Democrats also pointed out that the Republican members who voted to pass the bill out of committee were all men, and sought to connect Franks’s comment last week that “the incidence of rape resulting in pregnancy are very low” with former Rep. Todd Akin’s remark last year about “legitimate rape,” which sunk his Missouri Senate bid and reverberated through the 2012 campaign.
Franks later tried to clarify his comments, saying he had been referring to pregnancies from rape that result in abortion after the sixth month of pregnancy.
But he was replaced as floor manager on his own bill by Rep. Marsha Blackburn (R-Tenn.). And a rape and incest exception was quietly added to the bill last week, though it did not satisfy Democrats and women’s health groups, which objected to its requirement that rape or incest had been reported to authorities.
In a battle between the two parties over who would be the face of the debate, Democrats made Rep. Zoe Lofgren (D-Calif.) floor manager, instead of Rep. John Conyers (D-Mich.).
House leadership has been relatively restrained on this issue. Speaker John Boehner also held a press conference Tuesday morning — but his was focused on student loans, not abortion. But after the vote, he released a statement saying, “The recent conviction of Kermit Gosnell shed the light of intense public scrutiny on the gruesome practice of late-term abortion. This bill, which extends protection of unborn babies beyond the 20-week mark, is the most significant pro-life legislation to come before Congress since enactment of the ban on partial-birth abortions.”

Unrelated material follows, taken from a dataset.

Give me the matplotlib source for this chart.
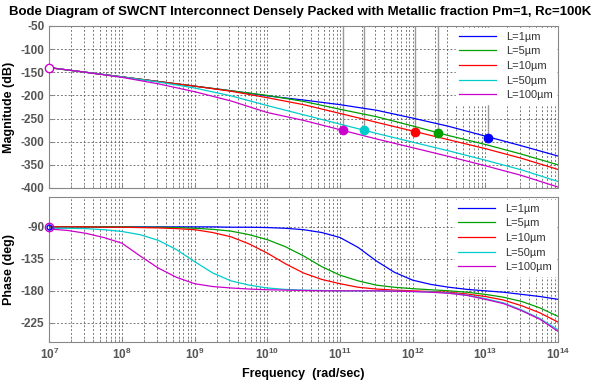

Franks said he was glad Blackburn was taking the lead on the bill.
“We wanted to have as many women voices speaking to the bill, because the other side has tried to talk about everything but the bill. They’ve injected false issues, they’ve said it’s all men, they’ve said all these things that are really ancillary issues,” he said. “They haven’t addressed the bill directly, and the bill simply protects mothers and their unborn children from the beginning of the sixth month on from monsters like Kermit Gosnell.”
Eleven states have passed similar “fetal pain” laws. But women’s health groups argue that the laws are patently unconstitutional, because they directly conflict with Supreme Court precedent that says states can’t outlaw abortions prior to viability, which is now usually considered to be around 23 to 24 weeks into a pregnancy.
Some of those laws — including one in Franks’s home state Arizona — are currently blocked in court. Arkansas and North Dakota have gone further, banning abortion after 12 weeks and six weeks, respectively, though Arkansas’s law is currently blocked in court, and women’s health groups have vowed to challenge North Dakota’s.